--- start of Material provided ---
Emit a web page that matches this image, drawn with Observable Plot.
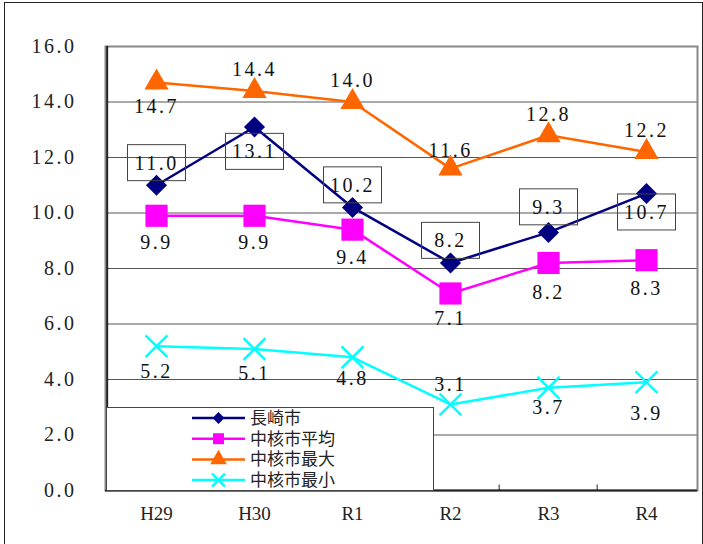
<!DOCTYPE html>
<html><head><meta charset="utf-8">
<script src="https://cdn.jsdelivr.net/npm/d3@7"></script>
<script src="https://cdn.jsdelivr.net/npm/@observablehq/plot@0.6"></script>
<style>body{margin:0;background:#fff}</style>
</head><body>
<div id="chart"></div>
<script>
const years = ["H29", "H30", "R1", "R2", "R3", "R4"];
const nagasaki = [11.0, 13.1, 10.2, 8.2, 9.3, 10.7];
const coreAvg = [9.9, 9.9, 9.4, 7.1, 8.2, 8.3];
const coreMax = [14.7, 14.4, 14.0, 11.6, 12.8, 12.2];
const coreMin = [5.2, 5.1, 4.8, 3.1, 3.7, 3.9];
const yTicks = [0, 2, 4, 6, 8, 10, 12, 14, 16];
const seriesNames = ["長崎市", "中核市平均", "中核市最大", "中核市最小"];

// styling / label placement
const W = 703, H = 544, ML = 105, MR = 6, MT = 46, MB = 54;
const step = (W - ML - MR) / years.length;
const series = [
  {name: seriesNames[0], values: nagasaki, color: "#000080", symbol: "diamond2", r: 9.5, fill: true, dy: [-22, 25, -22, -22, -25, 19], box: true},
  {name: seriesNames[1], values: coreAvg, color: "#FF00FF", symbol: "square", r: 12.5, fill: true, dy: [27, 27, 28, 25, 30, 28]},
  {name: seriesNames[2], values: coreMax, color: "#FF6600", symbol: "triangle", r: 9, fill: true, dy: [24, -21, -21, -18, -21, -21]},
  {name: seriesNames[3], values: coreMin, color: "#00FFFF", symbol: "times", r: 10, fill: false, dy: [25, 25, 21, -20, 20, 31]}
];
const fmt = v => v.toFixed(1);
const lblStyle = {fontFamily: "Liberation Serif", fontSize: 20, fill: "#111"};

const marks = [
  Plot.ruleY(yTicks.slice(1, -1), {stroke: "#555", strokeWidth: 1}),
  Plot.frame({stroke: "#888", strokeWidth: 2}),
  Plot.ruleY([0], {stroke: "#222", strokeWidth: 2}),
  Plot.ruleX(years.slice(0, 1), {dx: -step / 2, stroke: "#222", strokeWidth: 2}),
  Plot.ruleX(years.slice(1), {dx: -step / 2, y1: 0, y2: 0.2, stroke: "#222", strokeWidth: 1})
];
const order = [3, 1, 2, 0];
for (const k of order) {
  const s = series[k];
  const data = years.map((y, i) => ({year: y, v: s.values[i]}));
  marks.push(Plot.line(data, {x: "year", y: "v", stroke: s.color, strokeWidth: 2.5}));
  marks.push(Plot.dot(data, {x: "year", y: "v", symbol: s.symbol, r: s.r,
    fill: s.fill ? s.color : "none", stroke: s.fill ? "none" : s.color, strokeWidth: s.fill ? 0 : 2.5}));
}
for (const s of series) {
  years.forEach((y, i) => {
    marks.push(Plot.text([{year: y, v: s.values[i]}], {x: "year", y: "v", text: d => fmt(d.v), dy: s.dy[i],
      className: s.box ? "nbox" : "lbl", ...lblStyle}));
  });
}

const chart = Plot.plot({
  width: W, height: H, marginLeft: ML, marginRight: MR, marginTop: MT, marginBottom: MB,
  style: {fontFamily: "Liberation Serif", fontSize: "20px", background: "white", color: "#222", overflow: "visible"},
  x: {type: "point", domain: years, padding: 0.5, label: null, tickSize: 0, tickPadding: 16},
  y: {domain: [0, 16], ticks: yTicks, tickFormat: d => d.toFixed(1), label: null, tickSize: 0, tickPadding: 29},
  marks
});
document.getElementById("chart").appendChild(chart);

const svg = d3.select(chart);
svg.selectAll("[aria-label='y-axis tick label'] text, g.nbox text, g.lbl text")
  .attr("letter-spacing", "2.5px");
svg.selectAll("[aria-label='x-axis tick label'] text").attr("letter-spacing", "0px").attr("font-size", 19);

// boxes around Nagasaki labels
svg.selectAll("g.nbox text").each(function() {
  const b = this.getBBox();
  const cx = b.x + b.width / 2, cy = b.y + b.height / 2;
  const r = d3.select(this.parentNode).insert("rect", "text")
    .attr("x", cx - 29).attr("y", cy - 18).attr("width", 58).attr("height", 36)
    .attr("fill", "none").attr("stroke", "#444").attr("stroke-width", 1);
  const t = this.getAttribute("transform");
  if (t) r.attr("transform", t);
});

// legend
const lg = svg.append("g").attr("text-anchor", "start");
lg.append("rect").attr("x", 106.5).attr("y", 407.5).attr("width", 327).attr("height", 83)
  .attr("fill", "white").attr("stroke", "#444").attr("stroke-width", 1);
const symMap = {diamond2: d3.symbolDiamond2, square: d3.symbolSquare, triangle: d3.symbolTriangle, times: d3.symbolTimes};
series.forEach((s, i) => {
  const yy = 418 + i * 20.7;
  lg.append("line").attr("x1", 192).attr("x2", 245).attr("y1", yy).attr("y2", yy)
    .attr("stroke", s.color).attr("stroke-width", 2.5);
  const sz = s.symbol === "times" ? 110 : (s.symbol === "diamond2" ? 90 : 120);
  lg.append("path").attr("transform", `translate(218.5,${yy})`)
    .attr("d", d3.symbol(symMap[s.symbol], sz)())
    .attr("fill", s.fill ? s.color : "none").attr("stroke", s.fill ? "none" : s.color).attr("stroke-width", 2.5);
  lg.append("text").attr("x", 250).attr("y", yy).attr("dy", "0.35em").attr("text-anchor", "start")
    .attr("font-family", "'Noto Sans CJK JP'").attr("font-size", 17).attr("fill", "#222").text(s.name);
});

// outer border
svg.append("rect").attr("x", 4.5).attr("y", 2.5).attr("width", 698).attr("height", 545)
  .attr("fill", "none").attr("stroke", "#222").attr("stroke-width", 1);
</script>
</body></html>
--- end of Material provided ---
Tally the lines of the preceding listing in which the word "this" appears; state nothing but the total.

**Written response**
4